To look at and research other Irish varieties I would suggest a visit to the Irish Potato Marketing website.
Here you can find out more about modern and mainstream Irish varieties. They are among the best in the world at what they do.

Other types that were suggested to me were two new very blight resistant crops from Hungary, Sarpo Mira and Sarpo Axona, but I wanted to stck to Irish types for food miles as much as anything else.

Old fashioned ridge, note rock and how thin soil is

Here we have Kerr Pink. These were uncertified, a friend, Dermot Leavy who owns a local shop in Ardmore was throwing away a few old spuds and I took them off his hands.

The venerable Kerr Pink

The Kerr Pinks were the only type I chitted - and as you can see here in the foreground a few Orlas, mid ground are Setanta, and then Kerr Pinks whaich are doing very well for a main crop, so chitting does work.
They are by far the largest plants even though the further ridge is in shade and North facing.

I put in the ridges in the traditional way using well rotted manure and seaweed.

They went into two ridges as there was simply no space in the bed for them, and Kerr Pinks are a local favorite.

Intercropped on the side of the ridge are excess Stutgarter onion sets that are doing well.

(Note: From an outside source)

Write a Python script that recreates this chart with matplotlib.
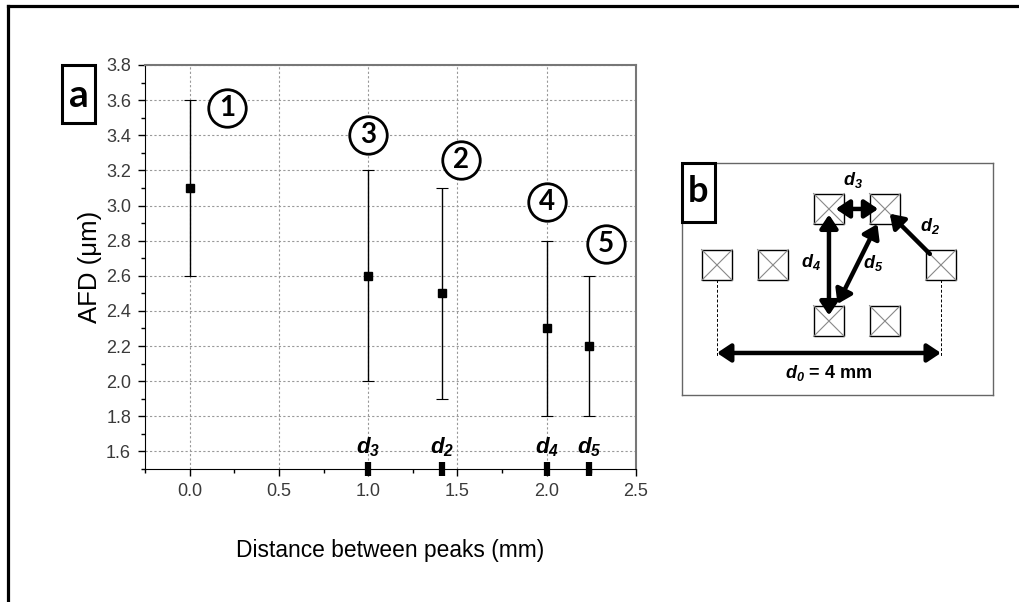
import numpy as np
import matplotlib
matplotlib.use('Agg')
import matplotlib.pyplot as plt
from matplotlib.patches import Rectangle
from matplotlib.lines import Line2D
from matplotlib.ticker import MultipleLocator, FormatStrFormatter

plt.rcParams['font.family'] = ['Liberation Sans', 'DejaVu Sans']
plt.rcParams['mathtext.fontset'] = 'custom'
plt.rcParams['mathtext.rm'] = 'Liberation Sans'
plt.rcParams['mathtext.it'] = 'Liberation Sans:italic'
plt.rcParams['mathtext.bf'] = 'Liberation Sans:bold'
plt.rcParams['mathtext.bfit'] = 'Liberation Sans:bold:italic'

# panel a: AFD vs distance between peaks
distance = [0.0, 1.0, 1.414, 2.0, 2.236]
afd = [3.1, 2.6, 2.5, 2.3, 2.2]
afd_err = [0.5, 0.6, 0.6, 0.5, 0.4]
case_labels = ['1', '3', '2', '4', '5']
case_x = [0.21, 1.0, 1.52, 2.0, 2.33]
case_y = [3.555, 3.4, 3.26, 3.02, 2.78]
d_names = ['3', '2', '4', '5']
d_values = [1.0, 1.414, 2.0, 2.236]

# panel b: pad layout (mm)
pad_x = [0, 1, 2, 3, 4, 2, 3]
pad_y = [0, 0, 1, 1, 0, -1, -1]
arrow_pairs = [(2, 3), (4, 3), (2, 5), (3, 5)]
arrow_names = ['3', '2', '4', '5']
d0_mm = 4

W, H = 1019, 602


def fx(px):
    return px / W


def fy(py):
    return 1 - py / H


fig = plt.figure(figsize=(W / 100, H / 100), dpi=100)

# outer frame (left and top only)
fig.add_artist(Line2D([fx(8), fx(8)], [0, fy(6)], color='k', lw=2.3))
fig.add_artist(Line2D([fx(8), 1], [fy(6), fy(6)], color='k', lw=2.3))

ax = fig.add_axes([fx(145), fy(469), fx(636) - fx(145), fy(65) - fy(469)])
ax.errorbar(distance, afd, yerr=afd_err, fmt='s', color='k', ms=6,
            capsize=4, elinewidth=1, capthick=0.8, zorder=3)

ax.set_xlim(-0.25, 2.5)
ax.set_ylim(1.5, 3.8)
ax.xaxis.set_major_locator(MultipleLocator(0.5))
ax.xaxis.set_minor_locator(MultipleLocator(0.25))
ax.yaxis.set_major_locator(MultipleLocator(0.2))
ax.yaxis.set_minor_locator(MultipleLocator(0.1))
ax.xaxis.set_major_formatter(FormatStrFormatter('%.1f'))
ax.yaxis.set_major_formatter(FormatStrFormatter('%.1f'))
ax.tick_params(which='major', direction='out', length=5, width=1,
               labelsize=13, labelcolor='#3a3a3a', pad=5)
ax.tick_params(which='minor', direction='out', length=3, width=1)
ax.grid(True, which='major', linestyle=(0, (2, 2)), color='#999999', lw=0.8)
for s in ['top', 'right']:
    ax.spines[s].set_color('#777777')
    ax.spines[s].set_linewidth(1.5)

# circled case numbers
ax.plot(case_x, case_y, 'o', ms=27, mfc='white', mec='k', mew=2, clip_on=False, zorder=4)
for lab, x, y in zip(case_labels, case_x, case_y):
    ax.text(x, y, lab, ha='center', va='center', fontsize=20, fontweight='bold',
            family='Lato', zorder=5)

# d markers on the x axis
ax.plot(d_values, [0] * len(d_values), ls='none', marker='|', ms=10, mew=4.5,
        color='k', transform=ax.get_xaxis_transform(), clip_on=False, zorder=5)
for n, x in zip(d_names, d_values):
    ax.text(x, 0.025, r'$\mathbfit{d_' + n + '}$', ha='center', va='bottom',
            fontsize=16, transform=ax.get_xaxis_transform())

fig.text(fx(90), fy(267), 'AFD (μm)', rotation=90, ha='center', va='center', fontsize=18.5)
fig.text(fx(390), fy(551), 'Distance between peaks (mm)', ha='center', va='center', fontsize=16.4)

# label a
fig.add_artist(Rectangle((fx(62), fy(123)), fx(95) - fx(62), fy(65) - fy(123),
                         transform=fig.transFigure, fill=False, ec='k', lw=2.2))
fig.text(fx(78.5), fy(96), 'a', ha='center', va='center', fontsize=28,
         fontweight='bold', family='Lato')

# panel b: schematic
bx = fig.add_axes([fx(682), fy(395), fx(993) - fx(682), fy(163) - fy(395)])
bx.set_xlim(-0.625, 4.93)
bx.set_ylim(-2.32, 1.82)
bx.set_xticks([])
bx.set_yticks([])
for s in bx.spines.values():
    s.set_color('#666666')
    s.set_linewidth(1)

half = 0.275
for x, y in zip(pad_x, pad_y):
    bx.add_patch(Rectangle((x - half, y - half), 2 * half, 2 * half,
                           fc='white', ec='k', lw=1, zorder=2))
    bx.plot([x - half, x + half], [y - half, y + half], color='#888888', lw=0.8, zorder=3)
    bx.plot([x - half, x + half], [y + half, y - half], color='#888888', lw=0.8, zorder=3)

shrinks = [(0.12, 0.12), (0.28, 0.12), (0.1, 0.1), (0.3, 0.34)]
styles = ['<|-|>', '-|>', '<|-|>', '<|-|>']
for (i, j), (s1, s2), st in zip(arrow_pairs, shrinks, styles):
    p1 = np.array([pad_x[i], pad_y[i]], dtype=float)
    p2 = np.array([pad_x[j], pad_y[j]], dtype=float)
    u = (p2 - p1) / np.hypot(*(p2 - p1))
    a = p1 + u * s1
    b = p2 - u * s2
    bx.annotate('', xy=b, xytext=a,
                arrowprops=dict(arrowstyle=st + ',head_length=0.45,head_width=0.3',
                                lw=3.2, color='k', shrinkA=0, shrinkB=0,
                                mutation_scale=18), zorder=4)

lab_pos = [(2.43, 1.52), (3.80, 0.70), (1.68, 0.05), (2.79, 0.04)]
for n, (x, y) in zip(arrow_names, lab_pos):
    bx.text(x, y, r'$\mathbfit{d_' + n + '}$', ha='center', va='center', fontsize=13)

# d0 dimension line
y_d0 = -1.57
bx.plot([pad_x[0], pad_x[0]], [pad_y[0], y_d0 - 0.05], color='k', lw=0.7, ls=(0, (3, 2)), zorder=1)
bx.plot([pad_x[4], pad_x[4]], [pad_y[4], y_d0 - 0.05], color='k', lw=0.7, ls=(0, (3, 2)), zorder=1)
bx.annotate('', xy=(pad_x[4], y_d0), xytext=(pad_x[0], y_d0),
            arrowprops=dict(arrowstyle='<|-|>,head_length=0.45,head_width=0.3',
                            lw=3.2, color='k', shrinkA=0, shrinkB=0, mutation_scale=18))
bx.text((pad_x[0] + pad_x[4]) / 2, -1.93, r'$\mathbfit{d_0}$' + ' = %d mm' % d0_mm,
        ha='center', va='center', fontsize=13, fontweight='bold')

# label b
fig.add_artist(Rectangle((fx(682), fy(222)), fx(715) - fx(682), fy(163) - fy(222),
                         transform=fig.transFigure, fc='white', ec='k', lw=2.2))
fig.text(fx(698.5), fy(192), 'b', ha='center', va='center', fontsize=26,
         fontweight='bold', family='Lato')

fig.savefig('out.png', dpi=100)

I was worried that I had a touch of blight in early May, and sprayed with coppersulphate, soot and soda, this traditional remedy was given to me by Tommy Paraic Tom Phait Canavan, so many thanks for that.
I found on the internet this remedy is regarded as the most organic way to control blight, and is known as burgandy mix.

It may have been frost damage as opposed to bight, but after spraying a blight warning was issued by met eireann, so prevention is better than cure.

I was a little concerned that the wilt here could be blight, and after getting into a tizzy, it was pointed out to me on the excellent website that it was most likley frost damage, which is a relief.

A few beetroot for which there was no space have been rammed in at the end of the bed, but at the top end I think I will build a frame and plant out Costoluto Fiorentino tomato as an experiment, it is a harsh climate here but they were thrown in the post for free when I placed an order in the UK.
Tey have sprouted, but the package advises not putting them outside until the plants are 10-15 cm tall, so looks like I will have to wait.
I've not known anyone to plant tomato outdoors in Connemara, but the long range forecast is good, and according to they require a growing temp of about 15 deg C, so may as well give it a shot - and if they dont ripen, then its chutney.